## Exercise task
Once the pictures are set aside, transcribe the remaining data exactly.

## Dataset excerpt
^^^^^^^^^^^^^^^^

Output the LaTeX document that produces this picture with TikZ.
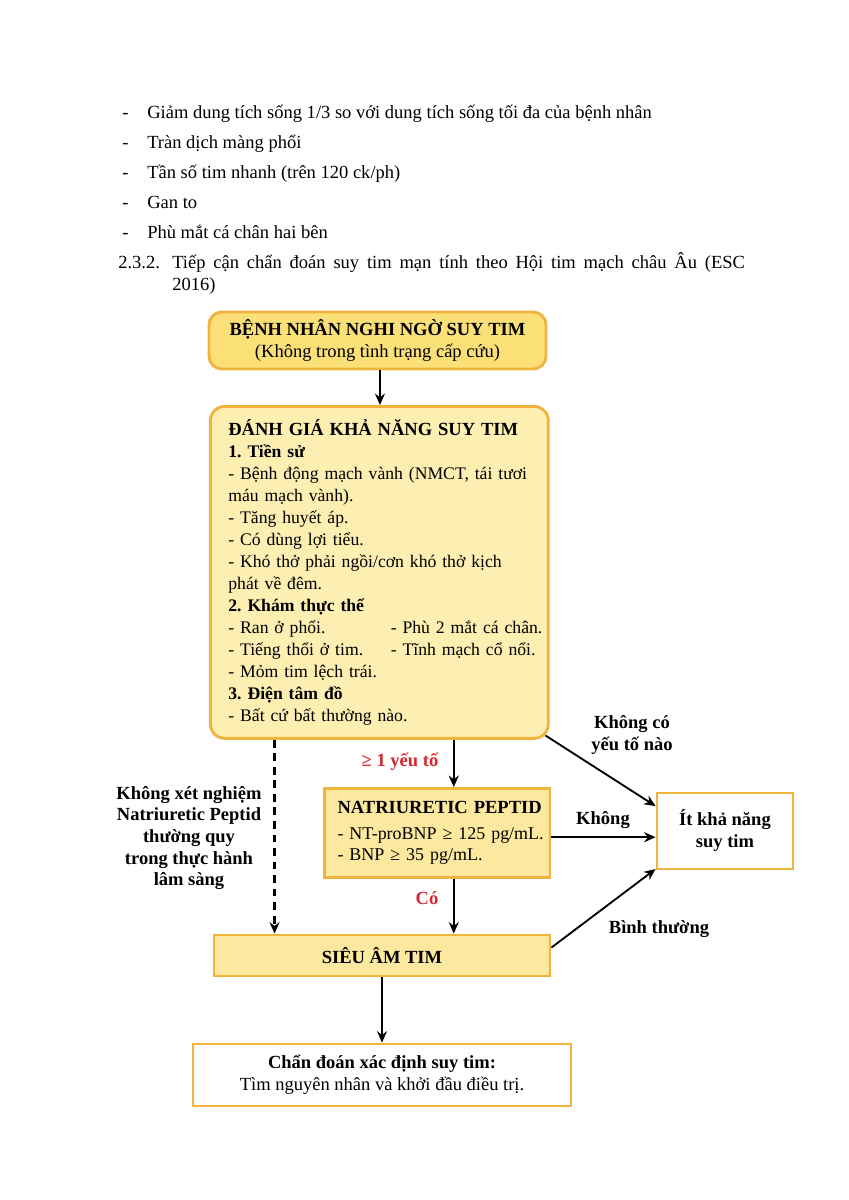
\documentclass[tikz,border=0pt]{standalone}
\usepackage{fontspec}
\setmainfont{Liberation Serif}
\usetikzlibrary{positioning, calc, arrows.meta}
\definecolor{gold_fill}{RGB}{251,224,120}
\definecolor{pale_fill}{RGB}{253,238,178}
\definecolor{soft_fill}{RGB}{252,232,158}
\definecolor{gold_edge}{RGB}{240,180,62}
\definecolor{flag_red}{RGB}{214,38,46}
\frenchspacing

\begin{document}
\begin{tikzpicture}[
    x=0.702pt, y=-0.702pt,
    >={Stealth[length=8pt, width=7pt]},
    font=\fontsize{13}{15.4}\selectfont,
    % Body text above the chart
    page_line/.style={anchor=base west, inner sep=0pt, font=\fontsize{13}{16}\selectfont},
    % Chart blocks
    round_block/.style={
        draw=gold_edge,
        line width=2pt,
        rounded corners=9pt,
        fill=gold_fill
    },
    flat_block/.style={
        draw=gold_edge,
        line width=2pt,
        fill=soft_fill
    },
    end_block/.style={
        draw=gold_edge,
        line width=2pt,
        fill=white
    },
    tag/.style={font=\fontsize{13}{15.2}\selectfont\bfseries, align=center, inner sep=0pt},
    arrow/.style={->, line width=1.3pt},
    dashed_arrow/.style={->, line width=1.5pt, dash pattern=on 5.5pt off 4pt}
]
    \useasboundingbox (0,0) rectangle (848,1200);

    % ==========================================
    % 1. TEXT ABOVE THE CHART
    % ==========================================
    \node (dash1) [page_line] at (122,118) {-};
    \node (line1) [page_line] at (147,118) {Giảm dung tích sống 1/3 so với dung tích sống tối đa của bệnh nhân};
    \node (dash2) [page_line] at (122,148) {-};
    \node (line2) [page_line] at (147,148) {Tràn dịch màng phổi};
    \node (dash3) [page_line] at (122,178) {-};
    \node (line3) [page_line] at (147,178) {Tần số tim nhanh (trên 120 ck/ph)};
    \node (dash4) [page_line] at (122,208) {-};
    \node (line4) [page_line] at (147,208) {Gan to};
    \node (dash5) [page_line] at (122,238) {-};
    \node (line5) [page_line] at (147,238) {Phù mắt cá chân hai bên};

    \node (sec_num) [page_line] at (118,268) {2.3.2.};
    \node (sec_title) [page_line] at (172,268) {\makebox[402pt][s]{Tiếp cận chẩn đoán suy tim mạn tính theo Hội tim mạch châu Âu (ESC}};
    \node (sec_title_end) [page_line] at (172,290) {2016)};

    % ==========================================
    % 2. CHART BLOCKS
    % ==========================================
    \node (suspect_box) [round_block, minimum width=236.6pt, minimum height=40pt, align=center,
        font=\fontsize{13}{16}\selectfont] at (377.5,340.5) {
        \textbf{BỆNH NHÂN NGHI NGỜ SUY TIM}\\
        (Không trong tình trạng cấp cứu)
    };

    \node (assess_box) [round_block, fill=pale_fill, anchor=north west, text width=212pt, inner xsep=12.6pt,
        inner ysep=6pt, minimum height=233pt, align=left, rounded corners=10pt,
        font=\fontsize{12.4}{15.4}\selectfont] at (209,405) {
        \textbf{\fontsize{13}{15.4}\selectfont ĐÁNH GIÁ KHẢ NĂNG SUY TIM}\\
        \textbf{1. Tiền sử}\\
        \mbox{- Bệnh động mạch vành (NMCT, tái tươi}\\
        máu mạch vành).\\
        - Tăng huyết áp.\\
        - Có dùng lợi tiểu.\\
        \mbox{- Khó thở phải ngồi/cơn khó thở kịch}\\
        phát về đêm.\\
        \textbf{2. Khám thực thể}\\
        \mbox{\makebox[114pt][l]{- Ran ở phổi.}- Phù 2 mắt cá chân.}\\
        \mbox{\makebox[114pt][l]{- Tiếng thổi ở tim.}- Tĩnh mạch cổ nổi.}\\
        - Mỏm tim lệch trái.\\
        \textbf{3. Điện tâm đồ}\\
        - Bất cứ bất thường nào.
    };

    \node (peptide_box) [flat_block, anchor=north west, text width=140pt, inner xsep=9.2pt,
        minimum height=62.5pt, align=left, font=\fontsize{12.6}{15}\selectfont] at (323,787) {
        \mbox{\bfseries\fontsize{13}{15}\selectfont NATRIURETIC PEPTID}\\[3pt]
        \mbox{- NT-proBNP ≥ 125 pg/mL.}\\
        - BNP ≥ 35 pg/mL.
    };

    \node (unlikely_box) [end_block, minimum width=95.5pt, minimum height=53.4pt, align=center,
        font=\fontsize{13}{15.4}\selectfont\bfseries] at (725,831) {
        Ít khả năng\\
        suy tim
    };

    \node (echo_box) [flat_block, minimum width=235.9pt, minimum height=28.8pt,
        font=\fontsize{13}{15.4}\selectfont\bfseries] at (382,955.5) {SIÊU ÂM TIM};

    \node (diagnosis_box) [end_block, minimum width=265.4pt, minimum height=43.5pt, align=center] at (382,1075) {
        \textbf{Chẩn đoán xác định suy tim:}\\
        Tìm nguyên nhân và khởi đầu điều trị.
    };

    % ==========================================
    % 3. CONNECTORS
    % ==========================================
    \draw [arrow] ([xshift=1.7pt]suspect_box.south) -- ([xshift=1.7pt]suspect_box.south |- assess_box.north);
    \draw [arrow] ([xshift=11.6pt]peptide_box.north |- assess_box.south) -- ([xshift=11.6pt]peptide_box.north);
    \draw [arrow] ([xshift=11.6pt]peptide_box.south) -- ([xshift=11.6pt]peptide_box.south |- echo_box.north);
    \draw [dashed_arrow] ([xshift=43.5pt]echo_box.north west |- assess_box.south) -- ([xshift=43.5pt]echo_box.north west);
    \draw [arrow] ([yshift=-3pt]peptide_box.east) -- ([yshift=-3pt]peptide_box.east -| unlikely_box.west);
    \draw [arrow] ([xshift=-3pt, yshift=3pt]assess_box.south east) -- ([yshift=17.5pt]unlikely_box.west);
    \draw [arrow] ([yshift=5.6pt]echo_box.east) -- ([yshift=1pt]unlikely_box.south west);
    \draw [arrow] (echo_box.south) -- (diagnosis_box.north);

    % ==========================================
    % 4. CONNECTOR LABELS
    % ==========================================
    \node (none_tag) [tag] at (632,735) {Không có\\yếu tố nào};
    \node (one_tag) [tag, text=flag_red] at (400,762) {≥ 1 yếu tố};
    \node (no_tag) [tag] at (603,820) {Không};
    \node (yes_tag) [tag, text=flag_red] at (427,898) {Có};
    \node (normal_tag) [tag] at (659,929) {Bình thường};
    \node (skip_tag) [tag] at (189,838) {Không xét nghiệm\\Natriuretic Peptid\\thường quy\\trong thực hành\\lâm sàng};

\end{tikzpicture}
\end{document}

^^^^^^^^^^^^^^^^

## Answer to the problem
Output the LaTeX document that produces this picture with TikZ.
\documentclass[tikz,border=0pt]{standalone}
\usepackage{fontspec}
\setmainfont{Liberation Serif}
\usetikzlibrary{positioning, calc, arrows.meta}
\definecolor{gold_fill}{RGB}{251,224,120}
\definecolor{pale_fill}{RGB}{253,238,178}
\definecolor{soft_fill}{RGB}{252,232,158}
\definecolor{gold_edge}{RGB}{240,180,62}
\definecolor{flag_red}{RGB}{214,38,46}
\frenchspacing

\begin{document}
\begin{tikzpicture}[
    x=0.702pt, y=-0.702pt,
    >={Stealth[length=8pt, width=7pt]},
    font=\fontsize{13}{15.4}\selectfont,
    % Body text above the chart
    page_line/.style={anchor=base west, inner sep=0pt, font=\fontsize{13}{16}\selectfont},
    % Chart blocks
    round_block/.style={
        draw=gold_edge,
        line width=2pt,
        rounded corners=9pt,
        fill=gold_fill
    },
    flat_block/.style={
        draw=gold_edge,
        line width=2pt,
        fill=soft_fill
    },
    end_block/.style={
        draw=gold_edge,
        line width=2pt,
        fill=white
    },
    tag/.style={font=\fontsize{13}{15.2}\selectfont\bfseries, align=center, inner sep=0pt},
    arrow/.style={->, line width=1.3pt},
    dashed_arrow/.style={->, line width=1.5pt, dash pattern=on 5.5pt off 4pt}
]
    \useasboundingbox (0,0) rectangle (848,1200);

    % ==========================================
    % 1. TEXT ABOVE THE CHART
    % ==========================================
    \node (dash1) [page_line] at (122,118) {-};
    \node (line1) [page_line] at (147,118) {Giảm dung tích sống 1/3 so với dung tích sống tối đa của bệnh nhân};
    \node (dash2) [page_line] at (122,148) {-};
    \node (line2) [page_line] at (147,148) {Tràn dịch màng phổi};
    \node (dash3) [page_line] at (122,178) {-};
    \node (line3) [page_line] at (147,178) {Tần số tim nhanh (trên 120 ck/ph)};
    \node (dash4) [page_line] at (122,208) {-};
    \node (line4) [page_line] at (147,208) {Gan to};
    \node (dash5) [page_line] at (122,238) {-};
    \node (line5) [page_line] at (147,238) {Phù mắt cá chân hai bên};

    \node (sec_num) [page_line] at (118,268) {2.3.2.};
    \node (sec_title) [page_line] at (172,268) {\makebox[402pt][s]{Tiếp cận chẩn đoán suy tim mạn tính theo Hội tim mạch châu Âu (ESC}};
    \node (sec_title_end) [page_line] at (172,290) {2016)};

    % ==========================================
    % 2. CHART BLOCKS
    % ==========================================
    \node (suspect_box) [round_block, minimum width=236.6pt, minimum height=40pt, align=center,
        font=\fontsize{13}{16}\selectfont] at (377.5,340.5) {
        \textbf{BỆNH NHÂN NGHI NGỜ SUY TIM}\\
        (Không trong tình trạng cấp cứu)
    };

    \node (assess_box) [round_block, fill=pale_fill, anchor=north west, text width=212pt, inner xsep=12.6pt,
        inner ysep=6pt, minimum height=233pt, align=left, rounded corners=10pt,
        font=\fontsize{12.4}{15.4}\selectfont] at (209,405) {
        \textbf{\fontsize{13}{15.4}\selectfont ĐÁNH GIÁ KHẢ NĂNG SUY TIM}\\
        \textbf{1. Tiền sử}\\
        \mbox{- Bệnh động mạch vành (NMCT, tái tươi}\\
        máu mạch vành).\\
        - Tăng huyết áp.\\
        - Có dùng lợi tiểu.\\
        \mbox{- Khó thở phải ngồi/cơn khó thở kịch}\\
        phát về đêm.\\
        \textbf{2. Khám thực thể}\\
        \mbox{\makebox[114pt][l]{- Ran ở phổi.}- Phù 2 mắt cá chân.}\\
        \mbox{\makebox[114pt][l]{- Tiếng thổi ở tim.}- Tĩnh mạch cổ nổi.}\\
        - Mỏm tim lệch trái.\\
        \textbf{3. Điện tâm đồ}\\
        - Bất cứ bất thường nào.
    };

    \node (peptide_box) [flat_block, anchor=north west, text width=140pt, inner xsep=9.2pt,
        minimum height=62.5pt, align=left, font=\fontsize{12.6}{15}\selectfont] at (323,787) {
        \mbox{\bfseries\fontsize{13}{15}\selectfont NATRIURETIC PEPTID}\\[3pt]
        \mbox{- NT-proBNP ≥ 125 pg/mL.}\\
        - BNP ≥ 35 pg/mL.
    };

    \node (unlikely_box) [end_block, minimum width=95.5pt, minimum height=53.4pt, align=center,
        font=\fontsize{13}{15.4}\selectfont\bfseries] at (725,831) {
        Ít khả năng\\
        suy tim
    };

    \node (echo_box) [flat_block, minimum width=235.9pt, minimum height=28.8pt,
        font=\fontsize{13}{15.4}\selectfont\bfseries] at (382,955.5) {SIÊU ÂM TIM};

    \node (diagnosis_box) [end_block, minimum width=265.4pt, minimum height=43.5pt, align=center] at (382,1075) {
        \textbf{Chẩn đoán xác định suy tim:}\\
        Tìm nguyên nhân và khởi đầu điều trị.
    };

    % ==========================================
    % 3. CONNECTORS
    % ==========================================
    \draw [arrow] ([xshift=1.7pt]suspect_box.south) -- ([xshift=1.7pt]suspect_box.south |- assess_box.north);
    \draw [arrow] ([xshift=11.6pt]peptide_box.north |- assess_box.south) -- ([xshift=11.6pt]peptide_box.north);
    \draw [arrow] ([xshift=11.6pt]peptide_box.south) -- ([xshift=11.6pt]peptide_box.south |- echo_box.north);
    \draw [dashed_arrow] ([xshift=43.5pt]echo_box.north west |- assess_box.south) -- ([xshift=43.5pt]echo_box.north west);
    \draw [arrow] ([yshift=-3pt]peptide_box.east) -- ([yshift=-3pt]peptide_box.east -| unlikely_box.west);
    \draw [arrow] ([xshift=-3pt, yshift=3pt]assess_box.south east) -- ([yshift=17.5pt]unlikely_box.west);
    \draw [arrow] ([yshift=5.6pt]echo_box.east) -- ([yshift=1pt]unlikely_box.south west);
    \draw [arrow] (echo_box.south) -- (diagnosis_box.north);

    % ==========================================
    % 4. CONNECTOR LABELS
    % ==========================================
    \node (none_tag) [tag] at (632,735) {Không có\\yếu tố nào};
    \node (one_tag) [tag, text=flag_red] at (400,762) {≥ 1 yếu tố};
    \node (no_tag) [tag] at (603,820) {Không};
    \node (yes_tag) [tag, text=flag_red] at (427,898) {Có};
    \node (normal_tag) [tag] at (659,929) {Bình thường};
    \node (skip_tag) [tag] at (189,838) {Không xét nghiệm\\Natriuretic Peptid\\thường quy\\trong thực hành\\lâm sàng};

\end{tikzpicture}
\end{document}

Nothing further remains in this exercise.